To treat species as random effects in this model, we will specify a distribution for the species-specific occupancy probabilities:

\[\Large logit(\psi_i) \sim normal(\mu_{\psi}, \tau_{\psi})\]

Next, we model the observations:

\[\Large y_{i,j} \sim binomial(z_{i,j}p_i, K)\]

where \(y_{i,j}\) is the number of visits where species \(i\) was detected at site \(j\) (out of \(K\)).

As for \(\psi_i\), we will treat \(p_i\) as a species-specific random effect:

\[\Large logit(p_i) \sim normal(\mu_{p}, \tau_{p})\]

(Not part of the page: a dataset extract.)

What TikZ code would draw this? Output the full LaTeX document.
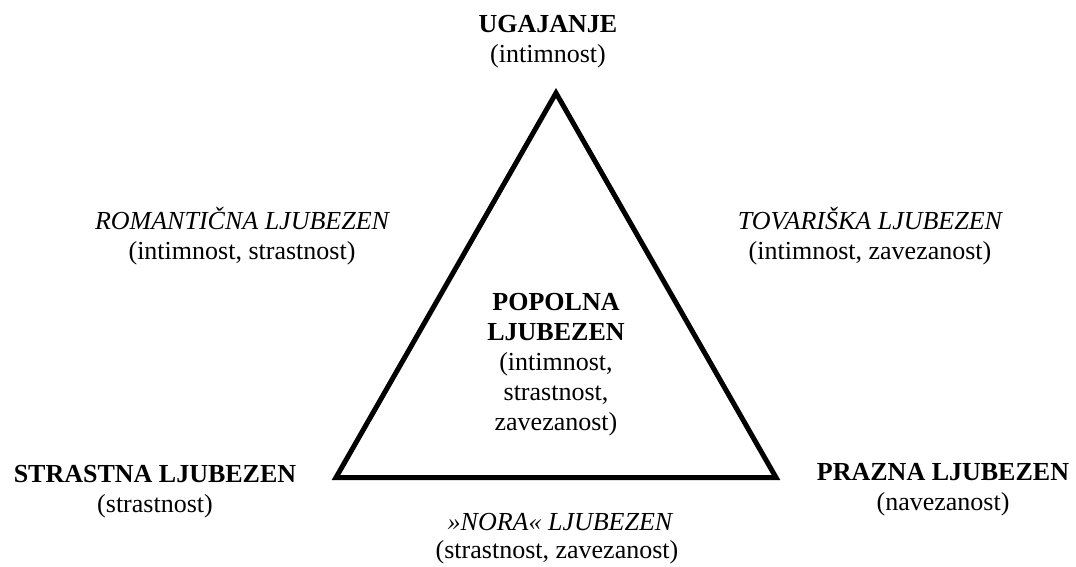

So this model has five parameters: \(\omega\), \(\mu_{\psi}\), \(\tau_{\psi}\), \(\mu_{p}\), and \(\tau_{p}\).

We can also define a derived variable to estimate richness:

\[\Large R = \sum_{i=1}^M x_i\]

Based on these details, let’s write the model in JAGS:

sink("jags/Mult_spp_occ.jags")
cat("
model{
  # Priors

  # Likelihood
  for(i in 1:M){
   # Is species real or not?

    for(j in 1:J){
      # True occupancy at each site

      # Observed occupancy at each site
    }
  }

  # Richness

}
    ", fill = TRUE)
sink()

Model fitting

Now we’re ready to fit the model. As in the other occupancy models we’ve seen, initial values for \(x\) and \(z\) are important (remember that we need \(x\) and \(z\) for the full augmented data set):

## Bundle data
jags.data <- list(M = dim(y.aug)[1], J = dim(y.aug)[2], K = K, y = y.aug)

## Initial values 
z.init <- y.aug
z.init[z.init > 0] <- 1

inits <- function(){list(omega = runif(1), mu.psi = runif(1), mu.p = runif(1), 
                         sd.psi = runif(1, 0, 1), sd.p = runif(1, 0, 1),
                         z = z.init,
                         x = apply(z.init, 1, max))}

## Parameters to monitor
params <- c("mu.psi", "mu.p", "sd.psi", "sd.p", "omega", "R")

## MCMC settings
nc <- 3
ni <- 50000
nb <- 5000
nt <- 1

fit <- jagsUI::jags(data = jags.data, inits = inits, parameters.to.save = params, 
                    model.file = "inst/jags/Mult_spp_occ.jags", 
                    n.chains = nc, n.iter = ni, n.burnin = nb, n.thin = nt, 
                    parallel = TRUE)

As always, check for convergence:

print(fit)

jagsUI::traceplot(fit)

Assuming the model converged, how close was our estimated richness to the true value?